|Title||Loss of the Suv39h histone methyltransferases impairs mammalian heterochromatin and genome stability.|
|Publication Type||Journal Article|
|Year of Publication||2001|
|Authors||Peters AH, O'Carroll D, Scherthan H, Mechtler K, Sauer S, Schöfer C, Weipoltshammer K, Pagani M, Lachner M, Kohlmaier A, Opravil S, Doyle M, Sibilia M, Jenuwein T|
|Date Published||2001 Nov 2|
|Keywords||Aneuploidy, Animals, Chromosome Segregation, Fibroblasts, Gene Targeting, Genome, Germ Cells, Heterochromatin, Histone-Lysine N-Methyltransferase, Histones, Hypogonadism, Lymphoma, B-Cell, Male, Mammals, Meiosis, Methylation, Methyltransferases, Mice, Mice, Knockout, Mice, Mutant Strains, Mutagenesis, Protein Methyltransferases, Repressor Proteins, Sex Chromosome Aberrations, Spermatocytes, Spermatogenesis|
Histone H3 lysine 9 methylation has been proposed to provide a major "switch" for the functional organization of chromosomal subdomains.
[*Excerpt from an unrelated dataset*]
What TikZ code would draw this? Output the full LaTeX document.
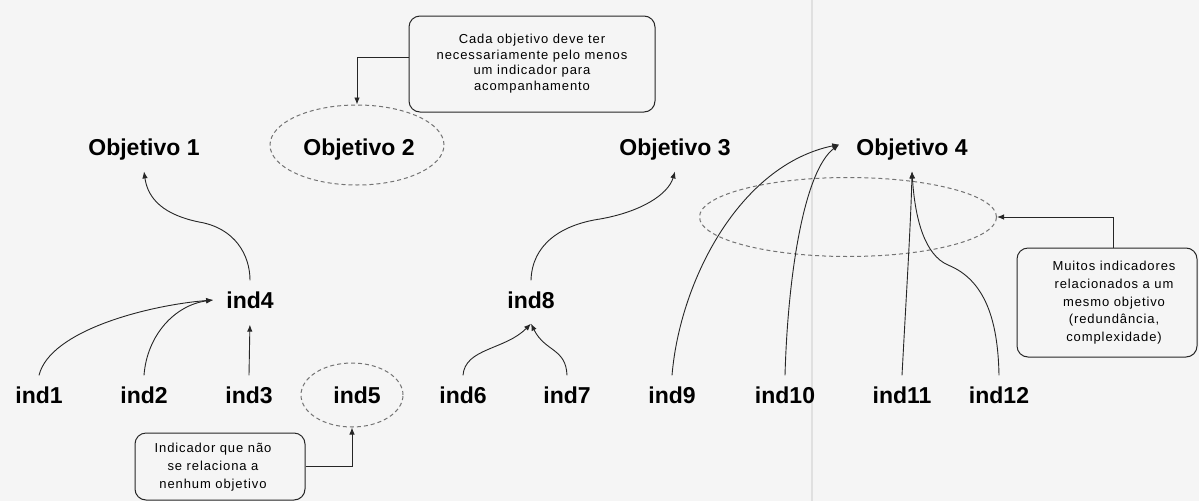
\documentclass[tikz,border=0pt]{standalone}
\usepackage{fontspec}
\setmainfont{Liberation Sans}
\usetikzlibrary{arrows.meta,shapes.geometric,calc}
\begin{document}
\begin{tikzpicture}[x=1pt,y=-1pt,
  lbl/.style={font=\fontsize{23}{26}\selectfont\bfseries, inner xsep=3pt, inner ysep=11pt},
  link/.style={draw=black!85, line width=0.9pt, -{Latex[length=7pt,width=5.5pt]}},
  ring/.style={ellipse, draw=black!55, dash pattern=on 4pt off 3pt, line width=1pt, inner sep=0pt},
  note/.style={draw=black!85, line width=1pt, rounded corners=11pt, align=center, inner sep=0pt,
    font=\fontsize{13}{17}\selectfont\addfontfeature{LetterSpace=7}},
]
% paper and frame
\fill[white!96!black] (0,0) rectangle (1199,501);
\useasboundingbox (0,0) rectangle (1199,501);
\draw[black!12, line width=1.2pt] (812,0) -- (812,501);

% objectives
\node[lbl] (obj1) at (144,149.5) {Objetivo 1};
\node[lbl] (obj2) at (359,149.5) {Objetivo 2};
\node[lbl] (obj3) at (675,149.5) {Objetivo 3};
\node[lbl] (obj4) at (912,149.5) {Objetivo 4};

% indicators
\node[lbl] (ind4) at (250,300) {ind4};
\node[lbl] (ind8) at (531,300) {ind8};
\node[lbl] (ind1) at (39,395) {ind1};
\node[lbl] (ind2) at (144,395) {ind2};
\node[lbl] (ind3) at (249,395) {ind3};
\node[lbl] (ind5) at (357,395) {ind5};
\node[lbl] (ind6) at (463,395) {ind6};
\node[lbl] (ind7) at (567,395) {ind7};
\node[lbl] (ind9) at (672,395) {ind9};
\node[lbl] (ind10) at (785,395) {ind10};
\node[lbl] (ind11) at (902,395) {ind11};
\node[lbl] (ind12) at (999,395) {ind12};

% dashed highlights
\node[ring, minimum width=174pt, minimum height=80pt] (ring2) at (357,145) {};
\node[ring, minimum width=102pt, minimum height=64pt] (ring5) at (352,395) {};
\node[ring, minimum width=297pt, minimum height=79pt] (ring4) at (848,217) {};

% notes
\node[note, minimum width=246pt, minimum height=96pt, font=\fontsize{13}{15.5}\selectfont\addfontfeature{LetterSpace=7}] (note2) at (532,64)
  {\raisebox{8pt}{\begin{tabular}{@{}c@{}}Cada objetivo deve ter\\necessariamente pelo menos\\um indicador para\\acompanhamento\end{tabular}}};
\node[note, minimum width=170pt, minimum height=67pt, font=\fontsize{13}{18}\selectfont\addfontfeature{LetterSpace=7}] (note5) at (220,466.5)
  {\kern-14pt\raisebox{-3.5pt}{\begin{tabular}{@{}c@{}}Indicador que não\\se relaciona a\\nenhum objetivo\end{tabular}}};
\node[note, minimum width=180pt, minimum height=109pt, font=\fontsize{13}{17.75}\selectfont\addfontfeature{LetterSpace=7}] (note4) at (1107,302.5)
  {\kern14pt\raisebox{-5pt}{\begin{tabular}{@{}c@{}}Muitos indicadores\\relacionados a um\\mesmo objetivo\\(redundância,\\complexidade)\end{tabular}}};

% note pointers
\draw[link] ([yshift=7pt]note2.west) -| (ring2.north);
\draw[link] (note5.east) -| (ring5.south);
\draw[link] ([xshift=6pt]note4.north) |- (ring4.east);

% indicator links
\draw[link] (ind1.north) .. controls (50,330) and (150,305) .. ([xshift=-10pt]ind4.west);
\draw[link] (ind2.north) .. controls (147,335) and (175,305) .. ([xshift=-10pt]ind4.west);
\draw[link, shorten >=5pt] (ind3.north) -- (ind4.south);
\draw[link] (ind4.north) .. controls (250,255) and (235,228) .. (199,222)
  .. controls (165,215) and (148,200) .. (obj1.south);

\draw[link] (ind6.north) .. controls (465,348) and (505,350) .. ([yshift=-4pt]ind8.south);
\draw[link] (ind7.north) .. controls (566,348) and (545,352) .. ([yshift=-4pt]ind8.south);
\draw[link] (ind8.north) .. controls (532,245) and (560,225) .. (600,219)
  .. controls (640,212) and (668,195) .. (obj3.south);

\draw[link] (ind9.north) .. controls (680,280) and (740,165) .. ([xshift=-14pt,yshift=5pt]obj4.west);
\draw[link] (ind10.north) .. controls (788,270) and (805,170) .. ([xshift=-14pt,yshift=5pt]obj4.west);
\draw[link] (ind11.north) .. controls (906,300) and (911,220) .. (obj4.south);
\draw[link] (ind12.north) .. controls (998,320) and (985,280) .. (948,265)
  .. controls (925,255) and (915,220) .. (obj4.south);
\end{tikzpicture}
\end{document}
Here, we show that the murine Suv39h histone methyltransferases (HMTases) govern H3-K9 methylation at pericentric heterochromatin and induce a specialized histone methylation pattern that differs from the broad H3-K9 methylation present at other chromosomal regions. Suv39h-deficient mice display severely impaired viability and chromosomal instabilities that are associated with an increased tumor risk and perturbed chromosome interactions during male meiosis. These in vivo data assign a crucial role for pericentric H3-K9 methylation in protecting genome stability, and define the Suv39h HMTases as important epigenetic regulators for mammalian development.